Leisure

The joy of eating

August 26, 2011


As soon as students step foot on campus, Avocado Cafe and its delivery-food rivals make it their mission to litter the school with menus. New to Georgetown, Eat & Joy hasn’t missed out on the race to inundate the lobby of New South with its pamphlets, calling out to Leo’s-weary freshmen who need to stock up on CampusFood.com points.
Though the pan-Mediterranean eatery sits conveniently off M Street on 34th, students should take advantage of its take-out option. The restaurant itself is sparse, with several wobbly steel tables scattered about the floor. And unless Eat & Joy attracts more sit-down diners, expect to stare awkwardly at the plastic gerbera daisies on your table as pick-up customers pass in and out.
Sitting down at the restaurant won’t shave time off of your wait either.
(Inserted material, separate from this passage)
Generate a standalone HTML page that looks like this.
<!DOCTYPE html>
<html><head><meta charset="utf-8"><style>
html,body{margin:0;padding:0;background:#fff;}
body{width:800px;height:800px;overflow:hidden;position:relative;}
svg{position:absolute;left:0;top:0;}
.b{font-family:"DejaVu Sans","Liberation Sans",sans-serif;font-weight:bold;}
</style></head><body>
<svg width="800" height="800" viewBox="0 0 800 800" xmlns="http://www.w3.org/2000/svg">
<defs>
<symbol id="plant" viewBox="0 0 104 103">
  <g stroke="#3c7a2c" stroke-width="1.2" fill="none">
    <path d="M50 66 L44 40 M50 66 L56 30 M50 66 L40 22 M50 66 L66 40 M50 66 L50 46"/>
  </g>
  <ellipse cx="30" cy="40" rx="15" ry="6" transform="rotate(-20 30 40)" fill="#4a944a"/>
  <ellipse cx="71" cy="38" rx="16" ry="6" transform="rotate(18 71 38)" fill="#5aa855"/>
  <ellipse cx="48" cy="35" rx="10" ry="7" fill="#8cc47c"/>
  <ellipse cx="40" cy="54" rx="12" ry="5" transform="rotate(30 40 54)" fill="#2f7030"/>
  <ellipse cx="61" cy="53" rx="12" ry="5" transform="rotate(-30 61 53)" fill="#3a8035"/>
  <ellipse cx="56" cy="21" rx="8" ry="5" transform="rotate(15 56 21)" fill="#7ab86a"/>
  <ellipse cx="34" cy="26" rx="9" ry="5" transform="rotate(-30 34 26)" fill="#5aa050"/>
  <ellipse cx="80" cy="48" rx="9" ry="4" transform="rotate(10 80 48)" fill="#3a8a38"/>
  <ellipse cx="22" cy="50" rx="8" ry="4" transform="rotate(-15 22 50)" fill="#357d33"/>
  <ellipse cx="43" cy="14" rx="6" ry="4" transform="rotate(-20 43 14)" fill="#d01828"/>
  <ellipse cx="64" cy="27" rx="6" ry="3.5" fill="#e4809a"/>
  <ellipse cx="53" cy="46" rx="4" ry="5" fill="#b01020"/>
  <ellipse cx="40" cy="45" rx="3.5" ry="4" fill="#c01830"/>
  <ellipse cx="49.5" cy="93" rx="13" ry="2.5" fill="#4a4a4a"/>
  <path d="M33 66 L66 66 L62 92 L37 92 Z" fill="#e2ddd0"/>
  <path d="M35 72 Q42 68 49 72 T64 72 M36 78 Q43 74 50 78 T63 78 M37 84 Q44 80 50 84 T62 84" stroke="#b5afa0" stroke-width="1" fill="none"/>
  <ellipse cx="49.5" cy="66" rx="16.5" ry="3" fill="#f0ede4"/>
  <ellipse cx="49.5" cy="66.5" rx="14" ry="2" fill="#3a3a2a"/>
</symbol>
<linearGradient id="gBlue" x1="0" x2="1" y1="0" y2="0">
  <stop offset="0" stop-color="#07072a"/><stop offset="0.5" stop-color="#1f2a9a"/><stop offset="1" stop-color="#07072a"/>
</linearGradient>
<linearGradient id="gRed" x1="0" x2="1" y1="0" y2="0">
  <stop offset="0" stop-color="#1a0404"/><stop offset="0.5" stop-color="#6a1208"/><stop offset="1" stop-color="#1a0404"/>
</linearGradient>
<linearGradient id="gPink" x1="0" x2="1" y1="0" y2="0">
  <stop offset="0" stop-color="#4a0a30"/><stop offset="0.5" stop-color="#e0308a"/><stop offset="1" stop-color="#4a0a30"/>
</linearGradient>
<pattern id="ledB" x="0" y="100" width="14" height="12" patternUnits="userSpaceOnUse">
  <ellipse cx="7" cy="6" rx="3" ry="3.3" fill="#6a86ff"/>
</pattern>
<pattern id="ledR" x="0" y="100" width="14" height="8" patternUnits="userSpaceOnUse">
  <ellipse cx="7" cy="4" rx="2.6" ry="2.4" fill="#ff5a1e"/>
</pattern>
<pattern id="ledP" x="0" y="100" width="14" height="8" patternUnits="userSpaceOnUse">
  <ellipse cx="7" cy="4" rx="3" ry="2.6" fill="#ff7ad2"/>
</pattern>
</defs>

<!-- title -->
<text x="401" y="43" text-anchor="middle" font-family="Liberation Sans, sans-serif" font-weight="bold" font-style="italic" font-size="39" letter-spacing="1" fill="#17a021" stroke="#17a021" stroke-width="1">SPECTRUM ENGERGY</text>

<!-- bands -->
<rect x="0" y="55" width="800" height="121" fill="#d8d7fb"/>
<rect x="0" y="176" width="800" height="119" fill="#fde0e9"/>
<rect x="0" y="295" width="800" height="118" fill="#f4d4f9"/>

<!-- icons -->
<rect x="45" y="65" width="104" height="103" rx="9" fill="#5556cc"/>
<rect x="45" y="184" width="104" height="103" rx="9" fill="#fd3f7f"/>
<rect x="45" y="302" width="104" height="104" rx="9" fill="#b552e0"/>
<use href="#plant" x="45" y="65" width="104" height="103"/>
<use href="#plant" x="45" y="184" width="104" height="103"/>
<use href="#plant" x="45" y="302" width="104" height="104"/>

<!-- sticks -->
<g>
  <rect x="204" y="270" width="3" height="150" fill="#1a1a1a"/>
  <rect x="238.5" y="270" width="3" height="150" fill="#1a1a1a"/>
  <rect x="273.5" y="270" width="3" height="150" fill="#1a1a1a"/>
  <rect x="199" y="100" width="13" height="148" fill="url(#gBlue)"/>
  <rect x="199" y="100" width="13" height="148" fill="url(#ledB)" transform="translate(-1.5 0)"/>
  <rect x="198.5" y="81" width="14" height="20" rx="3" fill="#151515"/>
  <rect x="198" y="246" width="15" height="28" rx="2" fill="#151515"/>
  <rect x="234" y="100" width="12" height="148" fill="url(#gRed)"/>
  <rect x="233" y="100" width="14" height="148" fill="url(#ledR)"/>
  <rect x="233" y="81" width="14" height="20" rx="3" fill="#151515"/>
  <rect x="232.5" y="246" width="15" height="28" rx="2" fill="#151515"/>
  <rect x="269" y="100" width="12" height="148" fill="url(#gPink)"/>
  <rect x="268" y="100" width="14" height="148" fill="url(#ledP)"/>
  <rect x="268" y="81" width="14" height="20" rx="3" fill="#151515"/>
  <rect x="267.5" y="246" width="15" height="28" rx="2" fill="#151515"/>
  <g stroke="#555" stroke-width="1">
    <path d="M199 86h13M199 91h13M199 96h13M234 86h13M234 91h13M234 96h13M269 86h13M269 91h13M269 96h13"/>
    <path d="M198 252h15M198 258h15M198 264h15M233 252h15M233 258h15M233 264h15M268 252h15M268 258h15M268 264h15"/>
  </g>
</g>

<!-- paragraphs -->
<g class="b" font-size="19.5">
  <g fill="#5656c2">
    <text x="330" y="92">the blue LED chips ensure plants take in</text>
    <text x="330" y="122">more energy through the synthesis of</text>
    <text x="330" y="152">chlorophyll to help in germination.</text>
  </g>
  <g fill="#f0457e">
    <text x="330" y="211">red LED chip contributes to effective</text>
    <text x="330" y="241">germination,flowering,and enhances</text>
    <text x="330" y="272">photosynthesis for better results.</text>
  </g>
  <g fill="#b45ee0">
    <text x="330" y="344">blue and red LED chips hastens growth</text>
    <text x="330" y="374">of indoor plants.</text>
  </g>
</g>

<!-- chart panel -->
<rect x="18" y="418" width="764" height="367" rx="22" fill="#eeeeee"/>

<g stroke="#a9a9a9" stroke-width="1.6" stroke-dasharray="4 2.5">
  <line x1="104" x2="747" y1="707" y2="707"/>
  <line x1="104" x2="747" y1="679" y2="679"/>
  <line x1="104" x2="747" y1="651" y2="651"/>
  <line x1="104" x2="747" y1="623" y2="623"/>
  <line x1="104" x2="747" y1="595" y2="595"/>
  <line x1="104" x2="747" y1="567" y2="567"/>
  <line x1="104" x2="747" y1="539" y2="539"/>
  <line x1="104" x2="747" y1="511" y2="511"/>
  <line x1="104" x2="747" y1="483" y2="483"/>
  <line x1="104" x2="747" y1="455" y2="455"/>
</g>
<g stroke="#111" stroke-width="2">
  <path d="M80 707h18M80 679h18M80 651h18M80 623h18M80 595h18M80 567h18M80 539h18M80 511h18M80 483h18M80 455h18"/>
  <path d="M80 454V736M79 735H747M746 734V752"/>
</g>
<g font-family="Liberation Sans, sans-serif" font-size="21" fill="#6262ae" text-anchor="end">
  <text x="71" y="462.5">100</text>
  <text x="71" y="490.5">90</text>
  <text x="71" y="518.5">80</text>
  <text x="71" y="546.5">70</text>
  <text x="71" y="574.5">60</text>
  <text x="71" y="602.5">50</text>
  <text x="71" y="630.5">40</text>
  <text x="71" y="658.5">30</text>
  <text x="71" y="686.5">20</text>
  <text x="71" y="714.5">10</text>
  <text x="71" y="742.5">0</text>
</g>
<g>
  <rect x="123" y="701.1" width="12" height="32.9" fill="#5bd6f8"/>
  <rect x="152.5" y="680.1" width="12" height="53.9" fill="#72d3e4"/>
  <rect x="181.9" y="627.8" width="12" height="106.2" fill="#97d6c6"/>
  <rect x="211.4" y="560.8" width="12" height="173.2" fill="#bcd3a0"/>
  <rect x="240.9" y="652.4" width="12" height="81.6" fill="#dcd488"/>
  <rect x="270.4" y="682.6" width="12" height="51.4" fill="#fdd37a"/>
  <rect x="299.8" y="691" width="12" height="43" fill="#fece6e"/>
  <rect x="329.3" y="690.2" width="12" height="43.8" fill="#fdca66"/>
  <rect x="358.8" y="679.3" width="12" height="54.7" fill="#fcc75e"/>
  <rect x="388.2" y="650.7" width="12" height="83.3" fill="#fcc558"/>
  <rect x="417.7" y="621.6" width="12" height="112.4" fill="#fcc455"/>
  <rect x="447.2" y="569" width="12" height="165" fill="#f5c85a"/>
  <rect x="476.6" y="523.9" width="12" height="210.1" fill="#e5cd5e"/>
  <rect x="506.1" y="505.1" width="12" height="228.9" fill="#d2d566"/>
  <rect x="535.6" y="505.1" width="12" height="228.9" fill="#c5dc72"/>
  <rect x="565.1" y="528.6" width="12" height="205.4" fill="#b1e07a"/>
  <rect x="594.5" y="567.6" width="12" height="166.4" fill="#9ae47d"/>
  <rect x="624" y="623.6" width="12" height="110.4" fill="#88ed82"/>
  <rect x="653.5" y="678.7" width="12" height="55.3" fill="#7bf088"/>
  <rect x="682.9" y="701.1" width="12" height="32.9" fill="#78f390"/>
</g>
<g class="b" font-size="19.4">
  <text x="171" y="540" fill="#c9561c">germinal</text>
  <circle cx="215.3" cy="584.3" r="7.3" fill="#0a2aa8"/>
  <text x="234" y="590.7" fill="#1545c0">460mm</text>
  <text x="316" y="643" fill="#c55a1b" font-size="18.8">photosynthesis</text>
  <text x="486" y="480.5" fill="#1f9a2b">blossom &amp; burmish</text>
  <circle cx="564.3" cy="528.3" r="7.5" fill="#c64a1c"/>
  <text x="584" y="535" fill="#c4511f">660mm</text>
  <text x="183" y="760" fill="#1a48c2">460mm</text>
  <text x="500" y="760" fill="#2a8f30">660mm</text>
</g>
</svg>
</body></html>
Students looking for fast—and far cheaper—Mediterranean food should stick to Quick Pita.
Yet despite these flaws, Eat & Joy offers a menu full of the best dishes in Mediterranean cuisine. The cacik dip, made with yogurt, cucumbers and olive oil, serves as a refreshing pair to the smoky babaghannoush. Warm pita bread comes with most appetizers, which are priced around five dollars.
It’s not all Mediterranean, though—the menu is littered with standard American fare. Buffalo wings oddly appear next to the falafel plate and Turkish ezme. Pizza and calzones, ranch dressing, and BBQ chicken crowd up Eat & Joy offerings, adding a bizarre character to the menu as a whole. Next to the restaurant’s oven specials, the pizzas are decent, but unmemorable. Most popular are Eat & Joy’s Turkish-style “pizzas,” called pides, which are cooked up in a brick oven and filled with delicious blends of vegetables, spices and meats.
The spinach pide pairs feta with kaser cheese, and the two are blended together with olives. Its crust is somewhere between Eat & Joy’s pita and its pizza dough, and it holds up well to the filling, thickly spread blends.
The main dishes offer overcompensating portions of basmati rice and salad, but the baklava is worth saving room for. Though small, Eat & Joy’s sticky desserts are crispy, fresh, and well worth the three-fifty price.
Its take-out menu features coupons for pizzas and wings, but if you decide to order Eat & Joy, do it right and go with the Mediterranean options. You already eat enough pizza from Tuscany anyway.